Ebenfalls ein normaler Bestandteil unseres Essensalltags, separates Besteck für die Königin. Meine royale Angeheiratete besitzt eine eigene Besteckschublade, in der sich Unikate wie einzelne Gabeln oder Löffel auf wundersame weise immer weiter vermehren. Wehe dem, der sich aus Versehen am falschen Werkzeug bedient. An dieser Stelle fällt mir auf, dass meine Frau eine Vorliebe für besonders geformte Löffel hat. Zudem scheint jede von ihr in einem Restaurant benutzte Gabel einen einzelnen schiefen Zinken zu haben. Jetzt könnte man das mit den Gabeln als Zufall abtun, oder denken, ich würde übertreiben. Aber ganz ehrlich? Über 400 Restaurantbesuche und nahezu jedes Mal ein schiefer Zinken, ich glaube langsam nicht mehr an Zufall. Naja, für mich als Mann sind Löffel auf jeden Fall billiger, als Handtaschen sammeln.

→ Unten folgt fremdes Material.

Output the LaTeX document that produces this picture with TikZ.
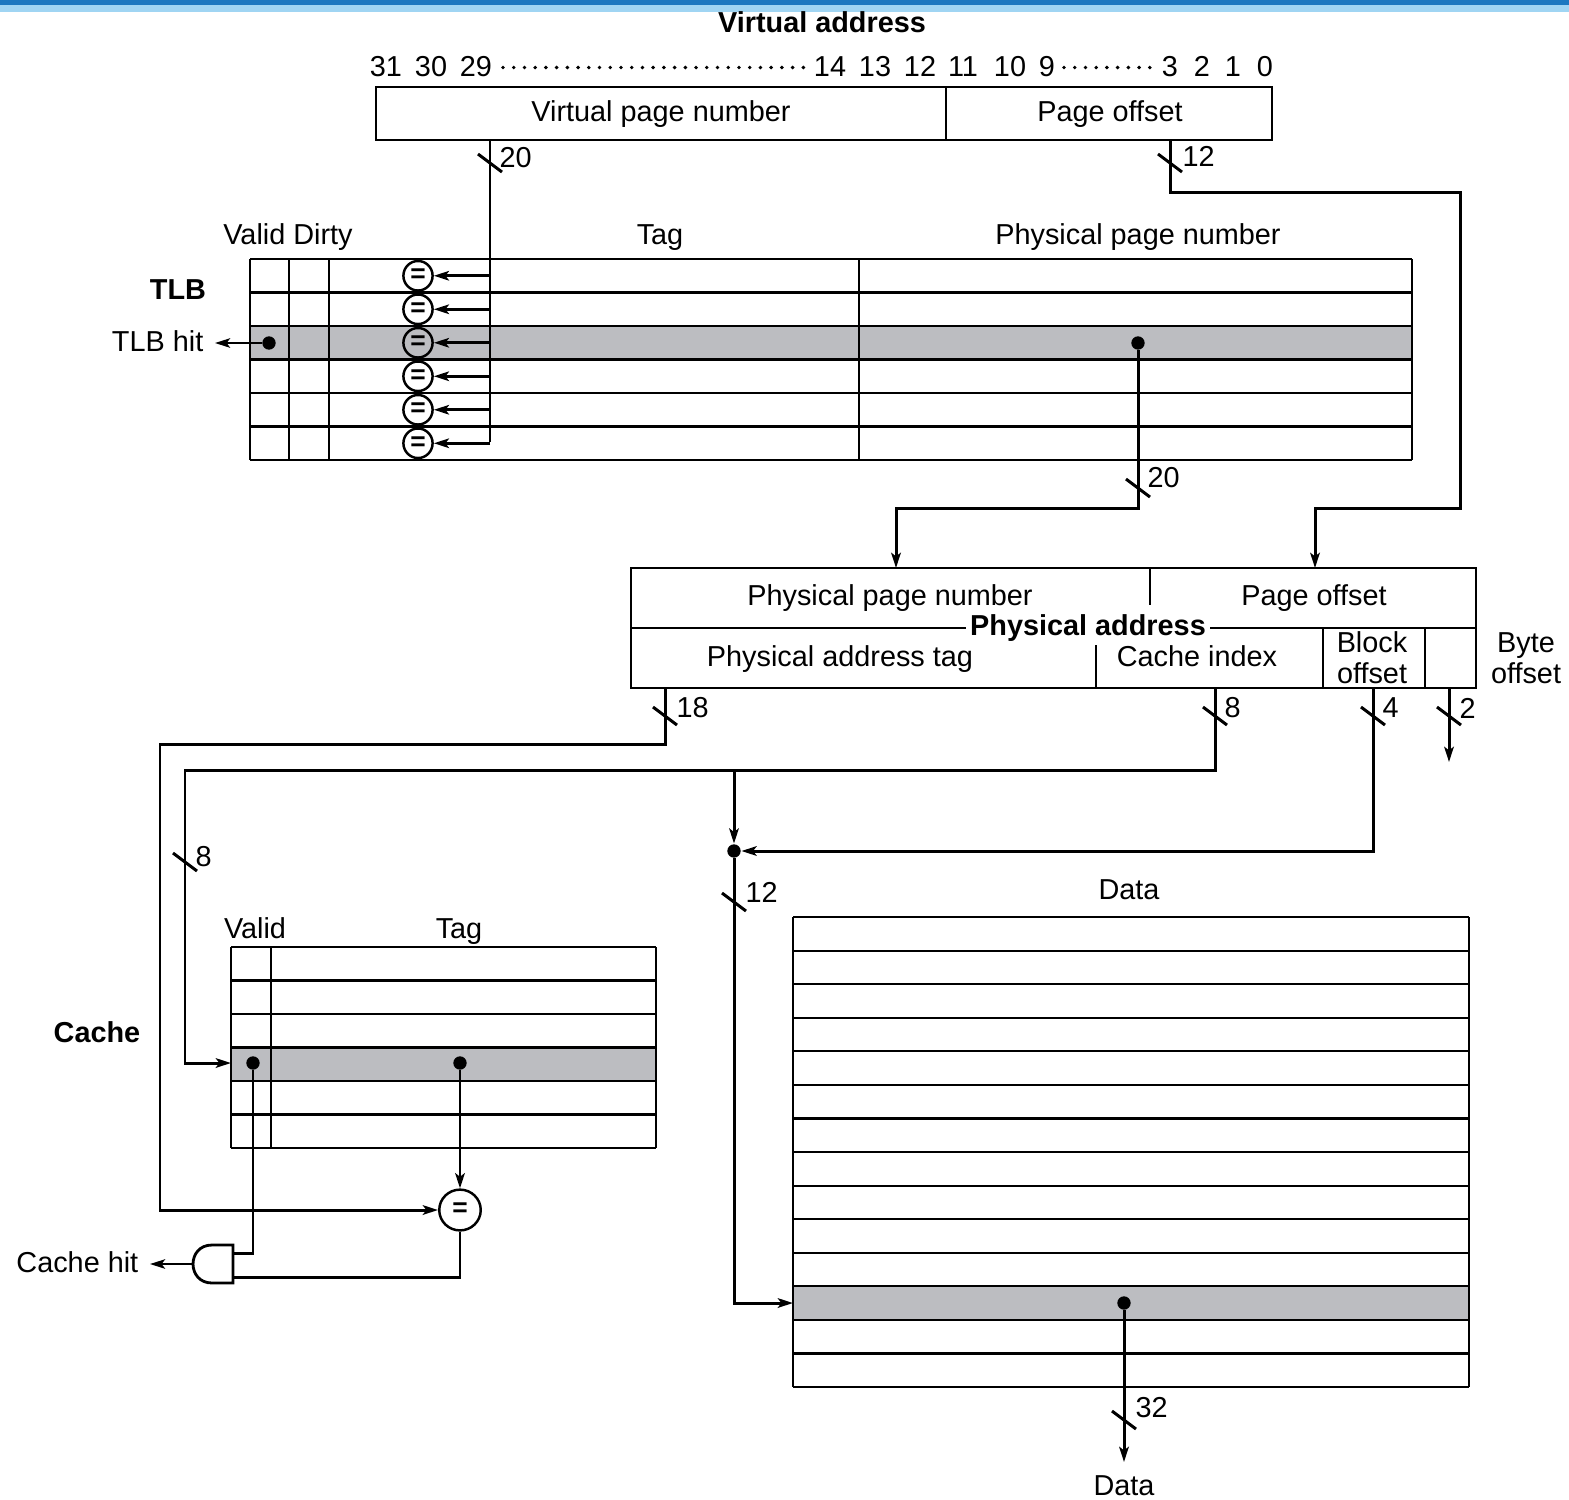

Soviel zum Thema anrichten!


Fast noch spannender wird es aber, wenn sie das Essen dann auch wirklich isst. Denn meine Holde ist eine Meisterin des kreativen Essens. Honigbrote werden kleingeschnitten und mit Stäbchen gegessen. Nuggets von McDonalds werden liebevoll von der Panade befreit um sie dann formvollendend als Filet zu genießen. Die Panade wird dabei aber nicht verschwendet, sondern selbstverständlich abgenagt. Ein BigMac wird vor dem Verzehr in verschiedene Segmente zerlegt und quasi Scheibchenweise gegessen. Lässt mich meine Frau von ihrem Teller probieren, so dekoriert sie mir stets eine perfekte Gabel, deren Bild in jedem Gourmetmagazin stehen könnte. Ich hab's echt gut. Mehr Liebe geht nicht. Es sei denn, meine Frau ist hungrig, dann sollte man nicht zwischen ihr und dem Essen stehen.

Heute habe ich meiner Frau aus Versehen einen von ihr verlangten Kaugummi gebracht, ihn jedoch vor Übergabe ausgepackt. Selbstverständlich habe ich mich sofort für mein rüpelhaftes Fehlverhalten entschuldigt, kommt diese Handlung doch dem ungefragten servieren auf dem Teller gleich.


Insgesamt bleibt festzuhalten, sofern ich mich an einige Sicherheitsanweisungen halte, ist mein Leben in diesem Haushalt grundsätzlich nicht bedroht.